>> Start Supplied material
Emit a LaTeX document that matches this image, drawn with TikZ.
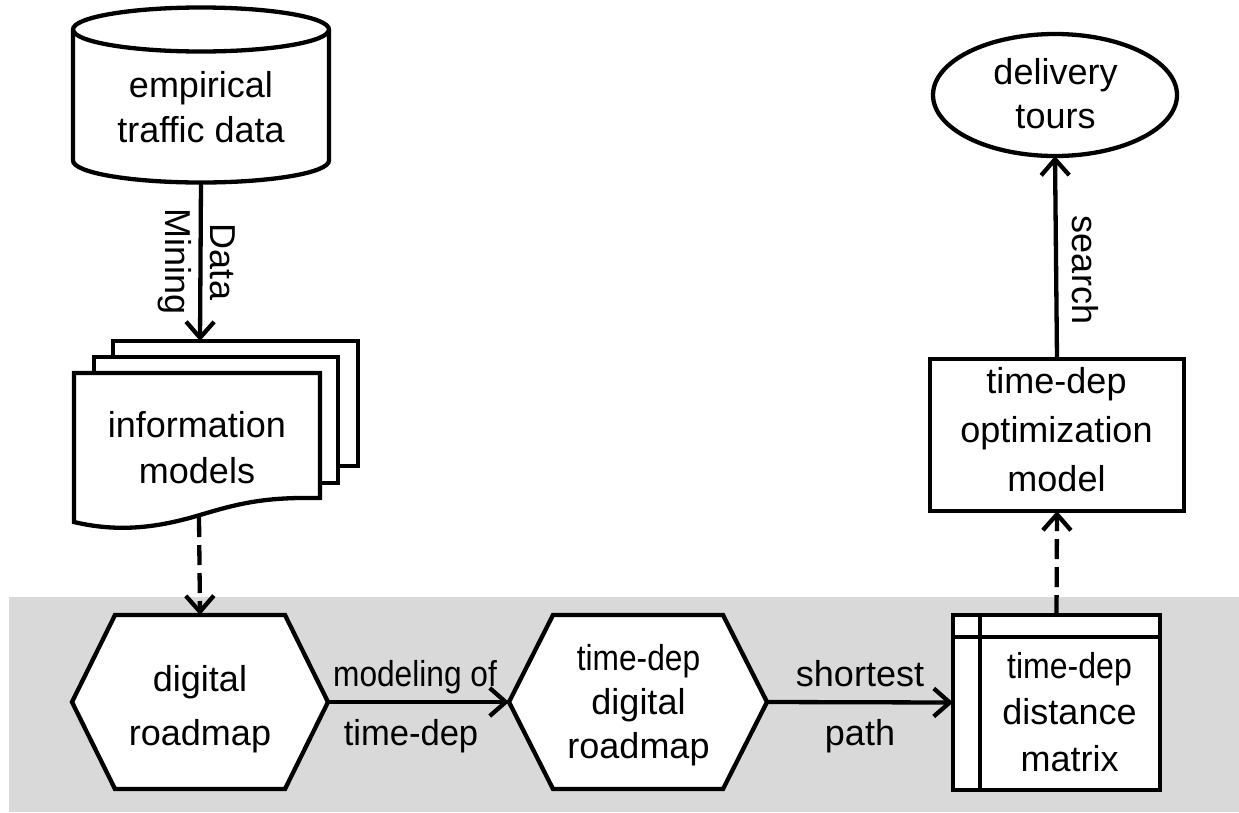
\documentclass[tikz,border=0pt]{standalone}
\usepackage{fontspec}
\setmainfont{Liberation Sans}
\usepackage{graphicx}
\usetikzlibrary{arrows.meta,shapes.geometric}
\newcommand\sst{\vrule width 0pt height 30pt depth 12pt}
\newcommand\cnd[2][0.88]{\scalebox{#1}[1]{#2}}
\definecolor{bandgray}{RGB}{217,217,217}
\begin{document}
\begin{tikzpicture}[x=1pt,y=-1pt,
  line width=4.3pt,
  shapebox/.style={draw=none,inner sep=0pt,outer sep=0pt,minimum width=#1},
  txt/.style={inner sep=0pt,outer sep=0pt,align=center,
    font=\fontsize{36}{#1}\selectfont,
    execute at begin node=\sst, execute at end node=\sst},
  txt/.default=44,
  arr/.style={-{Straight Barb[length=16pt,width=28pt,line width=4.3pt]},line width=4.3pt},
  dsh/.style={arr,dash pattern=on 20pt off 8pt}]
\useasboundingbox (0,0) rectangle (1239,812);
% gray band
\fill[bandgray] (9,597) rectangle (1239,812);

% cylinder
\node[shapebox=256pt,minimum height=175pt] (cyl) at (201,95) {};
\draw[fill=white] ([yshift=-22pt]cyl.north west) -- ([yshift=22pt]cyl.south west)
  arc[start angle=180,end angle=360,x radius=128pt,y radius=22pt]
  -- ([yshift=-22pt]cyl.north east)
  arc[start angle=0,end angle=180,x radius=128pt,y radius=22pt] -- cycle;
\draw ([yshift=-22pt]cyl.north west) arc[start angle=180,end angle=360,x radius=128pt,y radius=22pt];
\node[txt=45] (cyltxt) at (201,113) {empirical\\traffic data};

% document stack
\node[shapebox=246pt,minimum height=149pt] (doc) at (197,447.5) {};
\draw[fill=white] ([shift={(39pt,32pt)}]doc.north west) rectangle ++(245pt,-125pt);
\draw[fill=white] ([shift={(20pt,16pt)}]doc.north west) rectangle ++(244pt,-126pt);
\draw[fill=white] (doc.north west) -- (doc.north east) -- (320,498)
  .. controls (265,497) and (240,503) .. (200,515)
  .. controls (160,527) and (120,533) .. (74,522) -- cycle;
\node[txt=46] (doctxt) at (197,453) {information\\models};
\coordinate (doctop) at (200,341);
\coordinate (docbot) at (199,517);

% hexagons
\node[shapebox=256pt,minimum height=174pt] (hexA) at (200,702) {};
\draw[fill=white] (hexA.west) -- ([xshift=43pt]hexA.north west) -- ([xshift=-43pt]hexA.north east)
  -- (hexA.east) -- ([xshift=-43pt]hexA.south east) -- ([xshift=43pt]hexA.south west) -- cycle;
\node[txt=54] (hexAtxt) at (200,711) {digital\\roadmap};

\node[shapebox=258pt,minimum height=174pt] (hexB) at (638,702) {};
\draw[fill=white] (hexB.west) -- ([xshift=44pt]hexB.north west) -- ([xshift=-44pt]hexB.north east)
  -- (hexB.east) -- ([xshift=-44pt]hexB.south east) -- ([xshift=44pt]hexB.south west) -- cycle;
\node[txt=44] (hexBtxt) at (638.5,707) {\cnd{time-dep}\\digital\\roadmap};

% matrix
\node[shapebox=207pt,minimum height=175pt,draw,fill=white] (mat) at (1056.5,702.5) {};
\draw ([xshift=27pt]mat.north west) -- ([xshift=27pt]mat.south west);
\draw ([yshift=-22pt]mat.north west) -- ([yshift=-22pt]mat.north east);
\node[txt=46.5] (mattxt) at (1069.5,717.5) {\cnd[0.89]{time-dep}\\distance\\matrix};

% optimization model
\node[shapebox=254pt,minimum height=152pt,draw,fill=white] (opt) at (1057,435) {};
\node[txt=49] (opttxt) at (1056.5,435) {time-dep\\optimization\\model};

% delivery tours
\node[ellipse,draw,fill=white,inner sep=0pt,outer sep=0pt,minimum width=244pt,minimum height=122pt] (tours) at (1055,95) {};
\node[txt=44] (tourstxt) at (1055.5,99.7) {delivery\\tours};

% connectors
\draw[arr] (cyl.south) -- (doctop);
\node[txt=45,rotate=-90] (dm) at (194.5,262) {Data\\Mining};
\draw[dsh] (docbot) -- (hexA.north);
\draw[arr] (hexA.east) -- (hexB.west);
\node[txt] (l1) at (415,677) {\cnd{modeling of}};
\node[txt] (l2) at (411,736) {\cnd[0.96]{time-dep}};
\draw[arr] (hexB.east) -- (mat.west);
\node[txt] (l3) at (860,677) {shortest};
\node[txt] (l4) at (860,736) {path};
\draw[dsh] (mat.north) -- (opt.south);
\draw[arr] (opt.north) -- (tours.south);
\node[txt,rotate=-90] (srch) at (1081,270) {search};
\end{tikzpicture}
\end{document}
>> End Supplied material
- _Goal_: Reproduce exactly the run of lines that opens the listing and closes with the line holding "(9,597) rectangle (1239,812);". Pictures are excluded.

- _Output_:
Emit a LaTeX document that matches this image, drawn with TikZ.
\documentclass[tikz,border=0pt]{standalone}
\usepackage{fontspec}
\setmainfont{Liberation Sans}
\usepackage{graphicx}
\usetikzlibrary{arrows.meta,shapes.geometric}
\newcommand\sst{\vrule width 0pt height 30pt depth 12pt}
\newcommand\cnd[2][0.88]{\scalebox{#1}[1]{#2}}
\definecolor{bandgray}{RGB}{217,217,217}
\begin{document}
\begin{tikzpicture}[x=1pt,y=-1pt,
  line width=4.3pt,
  shapebox/.style={draw=none,inner sep=0pt,outer sep=0pt,minimum width=#1},
  txt/.style={inner sep=0pt,outer sep=0pt,align=center,
    font=\fontsize{36}{#1}\selectfont,
    execute at begin node=\sst, execute at end node=\sst},
  txt/.default=44,
  arr/.style={-{Straight Barb[length=16pt,width=28pt,line width=4.3pt]},line width=4.3pt},
  dsh/.style={arr,dash pattern=on 20pt off 8pt}]
\useasboundingbox (0,0) rectangle (1239,812);
% gray band
\fill[bandgray] (9,597) rectangle (1239,812);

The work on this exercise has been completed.